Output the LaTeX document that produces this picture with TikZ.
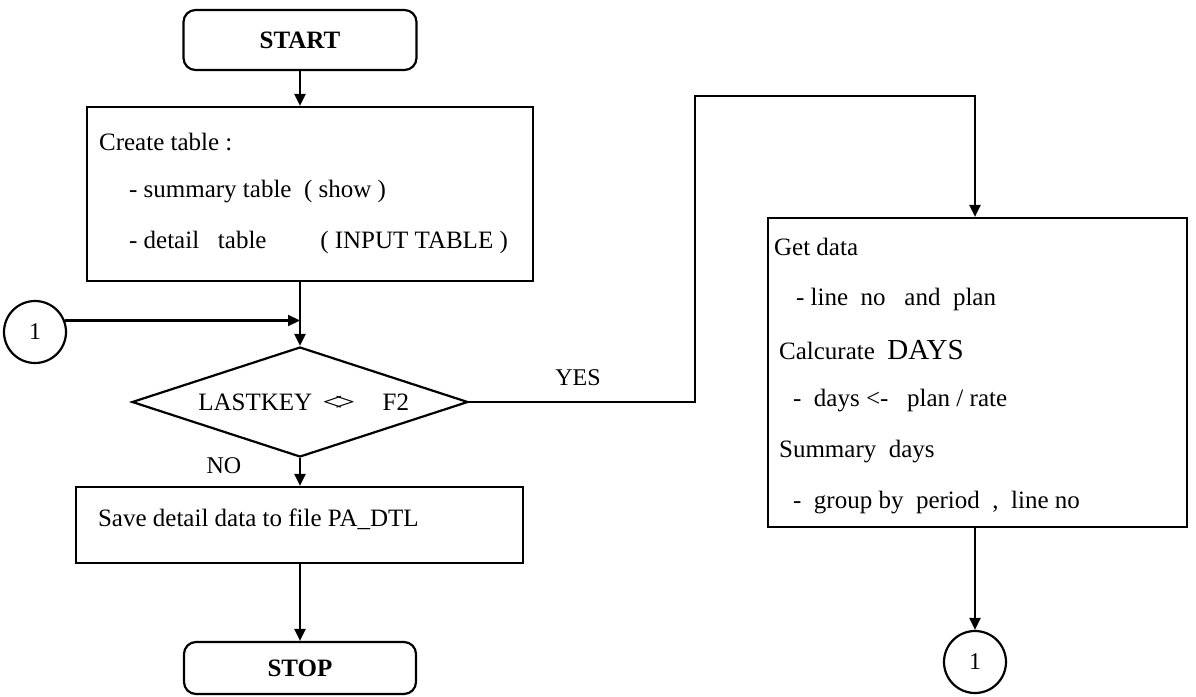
\documentclass[tikz,border=0pt]{standalone}
\usepackage{fontspec}
\setmainfont{Liberation Serif}
\usetikzlibrary{shapes.geometric,arrows.meta}
\begin{document}
\begin{tikzpicture}[x=0.5pt,y=-0.5pt,
  line width=1.1pt,
  arr/.style={-{Triangle[length=6pt,width=5.5pt]}},
  terminal/.style={draw, rounded corners=6pt, font=\fontsize{12.5}{14}\selectfont\bfseries, inner sep=0pt},
  procbox/.style={draw, inner sep=0pt},
  txt/.style={anchor=west, inner sep=0pt, font=\fontsize{12.5}{14}\selectfont},
  lbl/.style={inner sep=0pt, font=\fontsize{12}{14}\selectfont},
  conn/.style={draw, circle, minimum size=31pt, inner sep=0pt, font=\fontsize{12}{14}\selectfont},
  decision/.style={draw, diamond, aspect=3.05, minimum width=168pt, minimum height=55pt, inner sep=0pt, font=\fontsize{12.5}{14}\selectfont}
]
\fill[white] (0,0) rectangle (1196,697);
\useasboundingbox (0,0) rectangle (1196,697);

% left column
\node[terminal, minimum width=116.5pt, minimum height=30pt] (start) at (300,40) {START};
\node[procbox, minimum width=223pt, minimum height=87pt] (create) at (310,194) {};
\node[txt] (c1t) at (98,142) {Create table :};
\node[txt] (c2t) at (128,192) {- summary table \ ( show )};
\node[txt] (c3t) at (128,242) {- detail \ \ table \hspace{1.9em}( INPUT TABLE )};
\node[decision] (dec) at (300,402) {\hspace{0.3em}LASTKEY\hspace{0.4em}\scalebox{1.45}[1]{<\kern-.22em>}\hspace{1.1em}F2};
\node[procbox, minimum width=223.5pt, minimum height=38pt] (save) at (299.5,525) {};
\node[txt] (savet) at (97,519) {Save detail data to file PA\_DTL};
\node[terminal, minimum width=116pt, minimum height=26pt] (stop) at (300,668) {STOP};
\node[conn] (cA) at (35,332) {1};
\node[lbl] (no) at (224,466) {NO};
\node[lbl] (yes) at (578,378) {YES};

% right column
\node[procbox, minimum width=209.5pt, minimum height=154.5pt] (calc) at (977.5,372.5) {};
\node[txt] (r1) at (773,247) {Get data};
\node[txt] (r2) at (795,299) {- line \ no \ \ and \ plan};
\node[txt] (r3) at (778,350) {Calcurate \ {\fontsize{14.5}{16}\selectfont DAYS}};
\node[txt] (r4) at (792,401) {- \ days <- \ \ plan / rate};
\node[txt] (r5) at (778,452) {Summary \ days};
\node[txt] (r6) at (792,503) {- \ group by \ period \ , \ line no};
\node[conn] (cB) at (975,662) {1};

% connectors
\coordinate (k1) at (695,96);
\coordinate (join) at (dec.north |- cA.21);
\draw[arr] (start.south) -- (start.south |- create.north);
\draw[arr] (create.south -| dec.north) -- (dec.north);
\draw[arr] (cA.21) -- (join);
\draw[arr] (dec.south) -- (dec.south |- save.north);
\draw[arr] (save.south -| stop.north) -- (stop.north);
\draw[arr] (dec.east) -- (dec.east -| k1) -- (k1) -- (k1 -| cB) -- (cB |- calc.north);
\draw[arr] (calc.south -| cB) -- (cB.north);
\end{tikzpicture}
\end{document}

Job: Leave every image out, and retype the material exactly.

Finished answer:
Output the LaTeX document that produces this picture with TikZ.
\documentclass[tikz,border=0pt]{standalone}
\usepackage{fontspec}
\setmainfont{Liberation Serif}
\usetikzlibrary{shapes.geometric,arrows.meta}
\begin{document}
\begin{tikzpicture}[x=0.5pt,y=-0.5pt,
  line width=1.1pt,
  arr/.style={-{Triangle[length=6pt,width=5.5pt]}},
  terminal/.style={draw, rounded corners=6pt, font=\fontsize{12.5}{14}\selectfont\bfseries, inner sep=0pt},
  procbox/.style={draw, inner sep=0pt},
  txt/.style={anchor=west, inner sep=0pt, font=\fontsize{12.5}{14}\selectfont},
  lbl/.style={inner sep=0pt, font=\fontsize{12}{14}\selectfont},
  conn/.style={draw, circle, minimum size=31pt, inner sep=0pt, font=\fontsize{12}{14}\selectfont},
  decision/.style={draw, diamond, aspect=3.05, minimum width=168pt, minimum height=55pt, inner sep=0pt, font=\fontsize{12.5}{14}\selectfont}
]
\fill[white] (0,0) rectangle (1196,697);
\useasboundingbox (0,0) rectangle (1196,697);

% left column
\node[terminal, minimum width=116.5pt, minimum height=30pt] (start) at (300,40) {START};
\node[procbox, minimum width=223pt, minimum height=87pt] (create) at (310,194) {};
\node[txt] (c1t) at (98,142) {Create table :};
\node[txt] (c2t) at (128,192) {- summary table \ ( show )};
\node[txt] (c3t) at (128,242) {- detail \ \ table \hspace{1.9em}( INPUT TABLE )};
\node[decision] (dec) at (300,402) {\hspace{0.3em}LASTKEY\hspace{0.4em}\scalebox{1.45}[1]{<\kern-.22em>}\hspace{1.1em}F2};
\node[procbox, minimum width=223.5pt, minimum height=38pt] (save) at (299.5,525) {};
\node[txt] (savet) at (97,519) {Save detail data to file PA\_DTL};
\node[terminal, minimum width=116pt, minimum height=26pt] (stop) at (300,668) {STOP};
\node[conn] (cA) at (35,332) {1};
\node[lbl] (no) at (224,466) {NO};
\node[lbl] (yes) at (578,378) {YES};

% right column
\node[procbox, minimum width=209.5pt, minimum height=154.5pt] (calc) at (977.5,372.5) {};
\node[txt] (r1) at (773,247) {Get data};
\node[txt] (r2) at (795,299) {- line \ no \ \ and \ plan};
\node[txt] (r3) at (778,350) {Calcurate \ {\fontsize{14.5}{16}\selectfont DAYS}};
\node[txt] (r4) at (792,401) {- \ days <- \ \ plan / rate};
\node[txt] (r5) at (778,452) {Summary \ days};
\node[txt] (r6) at (792,503) {- \ group by \ period \ , \ line no};
\node[conn] (cB) at (975,662) {1};

% connectors
\coordinate (k1) at (695,96);
\coordinate (join) at (dec.north |- cA.21);
\draw[arr] (start.south) -- (start.south |- create.north);
\draw[arr] (create.south -| dec.north) -- (dec.north);
\draw[arr] (cA.21) -- (join);
\draw[arr] (dec.south) -- (dec.south |- save.north);
\draw[arr] (save.south -| stop.north) -- (stop.north);
\draw[arr] (dec.east) -- (dec.east -| k1) -- (k1) -- (k1 -| cB) -- (cB |- calc.north);
\draw[arr] (calc.south -| cB) -- (cB.north);
\end{tikzpicture}
\end{document}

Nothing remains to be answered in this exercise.